Ma non possiamo prescindere da una ulteriore considerazione sul voto di Napoli: non dimenticando che al ballottaggio ha votato solo la meta' dei cittadini, e' chiaro che il voto ha espresso un vero e proprio rigetto tanto nei confronti del Pd, responsabile con Bassolino e Jervolino della disastrosa condizione della città, quanto nei confronti del Pdl, ma soprattutto di Berlusconi, che ha procrastinato problemi urgenti e ha lasciato andare troppo oltre la guerra per bande fra coordinatori a livello regionale senza mai porvi soluzioni chiare e definitive. La vittoria di De Magistris ci pare preoccupante e lo dichiariamo apertamente: temiamo il riaprirsi di una stagione giacobina, di una deriva giustizialista che parli alla pancia della gente alimentando un clima populista di cui non abbiamo alcun bisogno e che purtroppo ricordiamo molto bene dall'esecrata stagione di Mani Pulite. Non vorremmo apparire troppo pessimisti, ma temiamo che Napoli più che un sindaco abbia eletto un tribuno - ed anche di questo dovremmo chiedere conto a Pd e Pdl.



Chiara Boriosi 

1 commento:

  1. Nel condividere le tue ottime argomentazioni, Chiara, osservo solo che a Milano non ha vinto solo Vendola, anzi preferisco credere che abbia vinto una sinistra pratica, che ha fatto delle elezioni amministrative un confronto sui problemi della città.
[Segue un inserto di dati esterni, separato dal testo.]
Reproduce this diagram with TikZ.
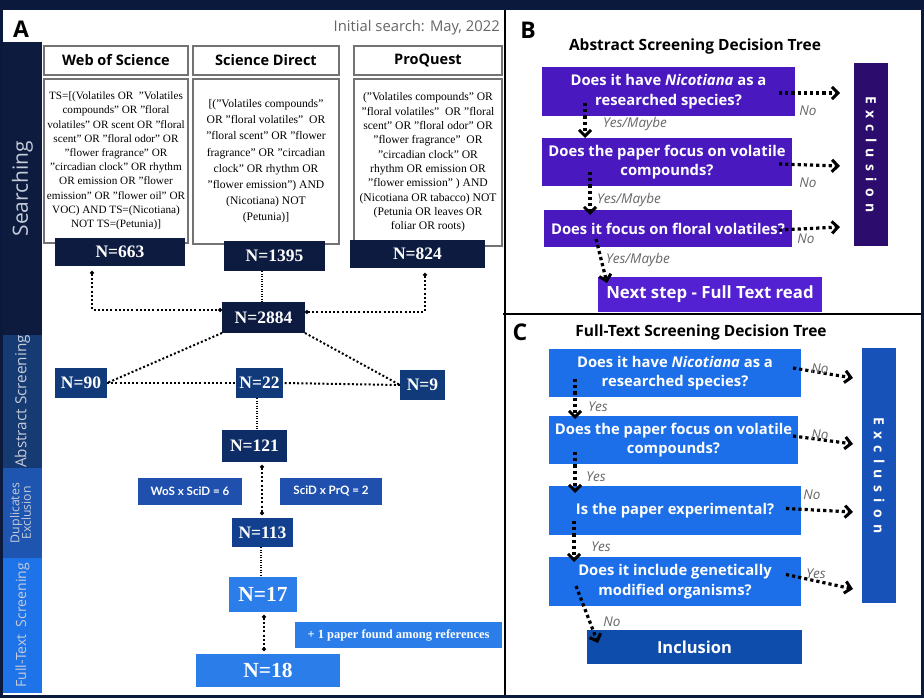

Vendola in tutto questo c'entra poco, proprio perché antitetico a questa concezione, anche se non mancherà il tentativo di appropriarsene. C'entra invece, credo, la voglia di tornare a quell'idea e a quella pratica riformista di cui Milano, come si sa, è la culla storica. Anche se la coalizione è eterogenea e forse sfrangiata, conto che Pisapia la sappia indirizzare verso le scelte giuste. A proposito, non so se c'entri molto o poco, ma Renzi gli ha mandato un caloroso messaggio di auguri e a De Magistris nulla.